• **SET PROBLEM**
Your task is to filter the data below down to the lines holding "chart".

(Data entries)

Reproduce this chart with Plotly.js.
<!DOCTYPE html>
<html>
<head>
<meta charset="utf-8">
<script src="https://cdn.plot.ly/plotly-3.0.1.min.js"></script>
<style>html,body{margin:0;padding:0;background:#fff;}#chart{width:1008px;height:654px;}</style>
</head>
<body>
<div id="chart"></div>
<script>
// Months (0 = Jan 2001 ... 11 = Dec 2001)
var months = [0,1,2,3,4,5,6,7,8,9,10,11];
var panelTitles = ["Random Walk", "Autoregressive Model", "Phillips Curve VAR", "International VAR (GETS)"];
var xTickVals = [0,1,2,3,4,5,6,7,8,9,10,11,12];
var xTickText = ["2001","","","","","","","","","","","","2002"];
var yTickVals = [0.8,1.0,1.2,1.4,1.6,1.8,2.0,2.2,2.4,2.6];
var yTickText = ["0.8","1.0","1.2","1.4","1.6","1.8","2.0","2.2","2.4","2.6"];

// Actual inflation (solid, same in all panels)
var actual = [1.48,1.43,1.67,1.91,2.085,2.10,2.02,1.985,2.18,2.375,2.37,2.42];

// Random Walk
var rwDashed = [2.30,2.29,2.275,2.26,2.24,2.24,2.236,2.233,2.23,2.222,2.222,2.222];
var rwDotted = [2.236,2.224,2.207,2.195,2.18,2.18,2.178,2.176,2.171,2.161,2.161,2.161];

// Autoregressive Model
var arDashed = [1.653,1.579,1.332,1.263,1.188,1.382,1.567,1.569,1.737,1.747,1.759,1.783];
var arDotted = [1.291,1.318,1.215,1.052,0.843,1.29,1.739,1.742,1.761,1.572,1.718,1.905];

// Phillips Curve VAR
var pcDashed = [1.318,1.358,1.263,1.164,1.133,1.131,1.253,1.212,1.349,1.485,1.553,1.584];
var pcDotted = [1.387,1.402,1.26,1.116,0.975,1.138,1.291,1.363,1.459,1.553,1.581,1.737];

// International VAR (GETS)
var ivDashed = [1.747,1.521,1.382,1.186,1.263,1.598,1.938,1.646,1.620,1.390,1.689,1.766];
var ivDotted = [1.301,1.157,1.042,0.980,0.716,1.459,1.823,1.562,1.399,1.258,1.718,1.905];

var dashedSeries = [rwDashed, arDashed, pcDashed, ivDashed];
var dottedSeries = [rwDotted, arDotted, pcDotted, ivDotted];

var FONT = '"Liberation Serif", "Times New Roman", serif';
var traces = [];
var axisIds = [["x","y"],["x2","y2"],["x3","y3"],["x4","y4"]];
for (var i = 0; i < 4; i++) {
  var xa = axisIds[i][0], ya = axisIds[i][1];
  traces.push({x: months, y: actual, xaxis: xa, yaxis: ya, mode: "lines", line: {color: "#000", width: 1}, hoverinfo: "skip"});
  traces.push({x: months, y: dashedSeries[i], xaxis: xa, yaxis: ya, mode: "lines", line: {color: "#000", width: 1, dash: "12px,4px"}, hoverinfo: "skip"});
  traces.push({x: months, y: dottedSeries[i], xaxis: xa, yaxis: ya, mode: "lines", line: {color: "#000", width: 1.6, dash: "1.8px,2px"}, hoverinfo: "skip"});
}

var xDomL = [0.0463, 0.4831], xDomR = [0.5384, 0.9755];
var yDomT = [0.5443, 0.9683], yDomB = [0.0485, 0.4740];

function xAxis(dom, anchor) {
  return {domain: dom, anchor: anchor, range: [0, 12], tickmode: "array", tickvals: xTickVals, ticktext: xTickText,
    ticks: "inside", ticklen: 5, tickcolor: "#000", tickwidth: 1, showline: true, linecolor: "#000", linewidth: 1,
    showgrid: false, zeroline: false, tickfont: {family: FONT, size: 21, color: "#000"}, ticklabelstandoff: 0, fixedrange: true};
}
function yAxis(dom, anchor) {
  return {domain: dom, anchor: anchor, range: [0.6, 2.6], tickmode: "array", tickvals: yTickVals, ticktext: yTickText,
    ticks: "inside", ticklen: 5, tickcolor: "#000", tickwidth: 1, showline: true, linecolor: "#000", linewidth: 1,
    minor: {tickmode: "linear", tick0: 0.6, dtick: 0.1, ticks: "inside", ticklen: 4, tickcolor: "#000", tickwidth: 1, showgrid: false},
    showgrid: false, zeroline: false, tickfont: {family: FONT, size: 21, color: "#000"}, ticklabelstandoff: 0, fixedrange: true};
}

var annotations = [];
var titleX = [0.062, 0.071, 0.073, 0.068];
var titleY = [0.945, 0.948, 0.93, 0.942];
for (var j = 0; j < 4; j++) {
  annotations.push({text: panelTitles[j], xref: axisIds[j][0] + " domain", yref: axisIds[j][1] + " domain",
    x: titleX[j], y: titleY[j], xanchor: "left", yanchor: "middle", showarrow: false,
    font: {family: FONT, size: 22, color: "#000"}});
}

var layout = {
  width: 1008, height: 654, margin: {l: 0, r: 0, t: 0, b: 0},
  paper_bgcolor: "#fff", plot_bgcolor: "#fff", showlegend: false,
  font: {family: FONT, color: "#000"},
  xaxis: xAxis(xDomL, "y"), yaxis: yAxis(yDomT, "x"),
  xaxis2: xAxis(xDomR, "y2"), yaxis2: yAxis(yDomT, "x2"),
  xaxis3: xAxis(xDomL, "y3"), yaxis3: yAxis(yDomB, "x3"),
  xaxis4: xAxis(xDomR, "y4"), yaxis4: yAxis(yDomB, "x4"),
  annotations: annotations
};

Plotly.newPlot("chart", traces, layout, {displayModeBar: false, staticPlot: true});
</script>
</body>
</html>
...
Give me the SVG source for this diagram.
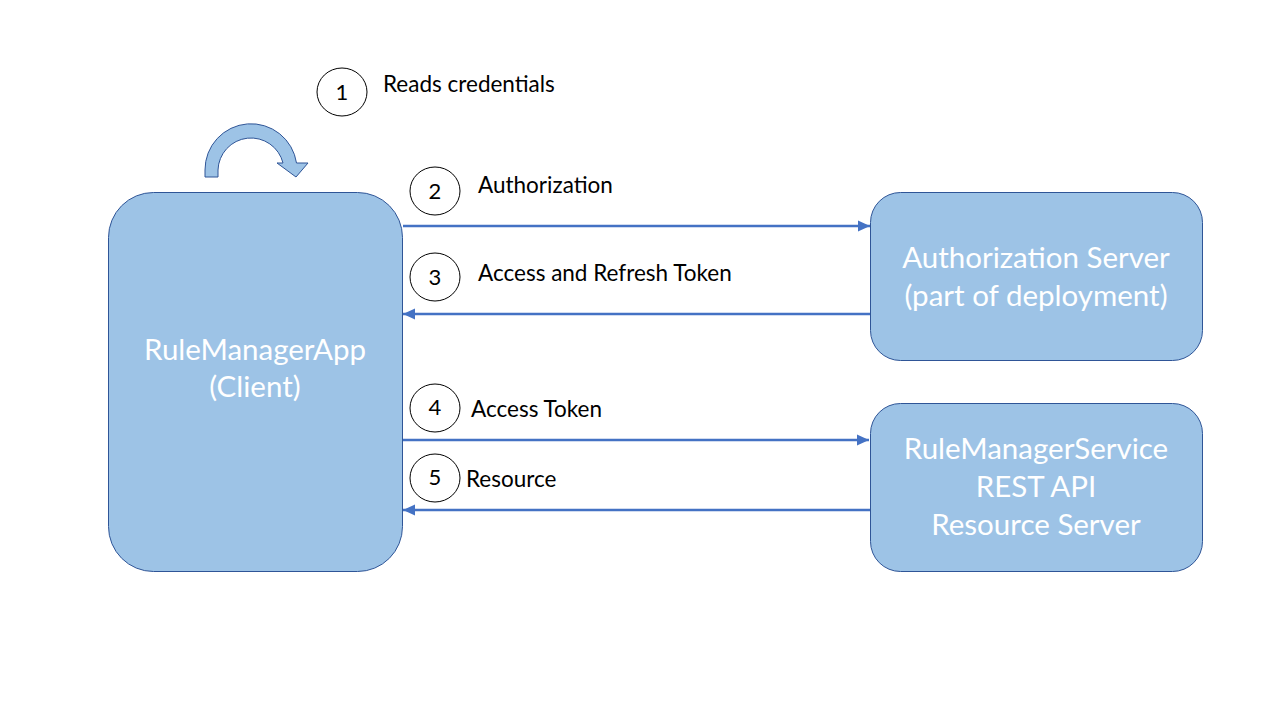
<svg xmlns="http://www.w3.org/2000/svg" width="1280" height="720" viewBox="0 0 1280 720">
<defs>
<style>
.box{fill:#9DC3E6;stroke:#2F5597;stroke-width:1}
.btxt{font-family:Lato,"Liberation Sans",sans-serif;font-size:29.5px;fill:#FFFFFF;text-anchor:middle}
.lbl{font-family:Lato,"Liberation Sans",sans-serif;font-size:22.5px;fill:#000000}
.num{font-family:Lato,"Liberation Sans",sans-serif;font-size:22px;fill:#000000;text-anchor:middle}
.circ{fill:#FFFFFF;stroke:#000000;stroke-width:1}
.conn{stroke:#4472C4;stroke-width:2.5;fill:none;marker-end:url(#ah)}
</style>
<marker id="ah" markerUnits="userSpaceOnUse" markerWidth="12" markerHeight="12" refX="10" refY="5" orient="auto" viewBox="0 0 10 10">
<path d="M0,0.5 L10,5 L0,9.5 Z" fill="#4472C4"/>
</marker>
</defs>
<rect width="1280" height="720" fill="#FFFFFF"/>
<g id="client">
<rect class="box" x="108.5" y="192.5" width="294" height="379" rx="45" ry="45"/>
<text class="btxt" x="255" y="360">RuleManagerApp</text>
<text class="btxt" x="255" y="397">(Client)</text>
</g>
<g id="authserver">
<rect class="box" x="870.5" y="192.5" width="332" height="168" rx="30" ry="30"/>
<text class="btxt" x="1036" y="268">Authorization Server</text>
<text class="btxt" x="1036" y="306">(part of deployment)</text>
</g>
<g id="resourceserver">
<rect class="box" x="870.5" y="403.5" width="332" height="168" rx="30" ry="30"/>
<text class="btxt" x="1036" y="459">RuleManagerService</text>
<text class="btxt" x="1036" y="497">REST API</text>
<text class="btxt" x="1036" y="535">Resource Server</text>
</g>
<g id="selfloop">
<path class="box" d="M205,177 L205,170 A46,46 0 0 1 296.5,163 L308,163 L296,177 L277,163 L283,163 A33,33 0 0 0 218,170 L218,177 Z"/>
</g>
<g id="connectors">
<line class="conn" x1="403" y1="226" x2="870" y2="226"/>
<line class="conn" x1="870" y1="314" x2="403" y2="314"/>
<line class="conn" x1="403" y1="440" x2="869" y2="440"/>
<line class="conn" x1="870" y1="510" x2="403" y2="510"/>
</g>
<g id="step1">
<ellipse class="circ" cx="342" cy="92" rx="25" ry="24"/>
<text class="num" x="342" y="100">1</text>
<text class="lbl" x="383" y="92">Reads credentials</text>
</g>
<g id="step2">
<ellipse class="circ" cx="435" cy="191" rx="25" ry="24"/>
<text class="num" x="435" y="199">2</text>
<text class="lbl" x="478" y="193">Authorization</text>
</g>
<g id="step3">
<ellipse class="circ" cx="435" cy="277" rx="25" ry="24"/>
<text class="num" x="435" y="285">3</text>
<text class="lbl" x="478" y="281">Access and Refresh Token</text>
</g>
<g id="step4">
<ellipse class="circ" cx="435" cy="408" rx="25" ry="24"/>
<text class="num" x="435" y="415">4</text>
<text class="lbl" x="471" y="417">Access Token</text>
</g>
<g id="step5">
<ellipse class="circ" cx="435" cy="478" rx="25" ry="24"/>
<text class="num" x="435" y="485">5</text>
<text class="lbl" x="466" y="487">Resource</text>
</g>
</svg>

• **SOLUTION TO THIS EXERCISE**
Reproduce this chart with Plotly.js.
<style>html,body{margin:0;padding:0;background:#fff;}#chart{width:1008px;height:654px;}</style>
<div id="chart"></div>
Plotly.newPlot("chart", traces, layout, {displayModeBar: false, staticPlot: true});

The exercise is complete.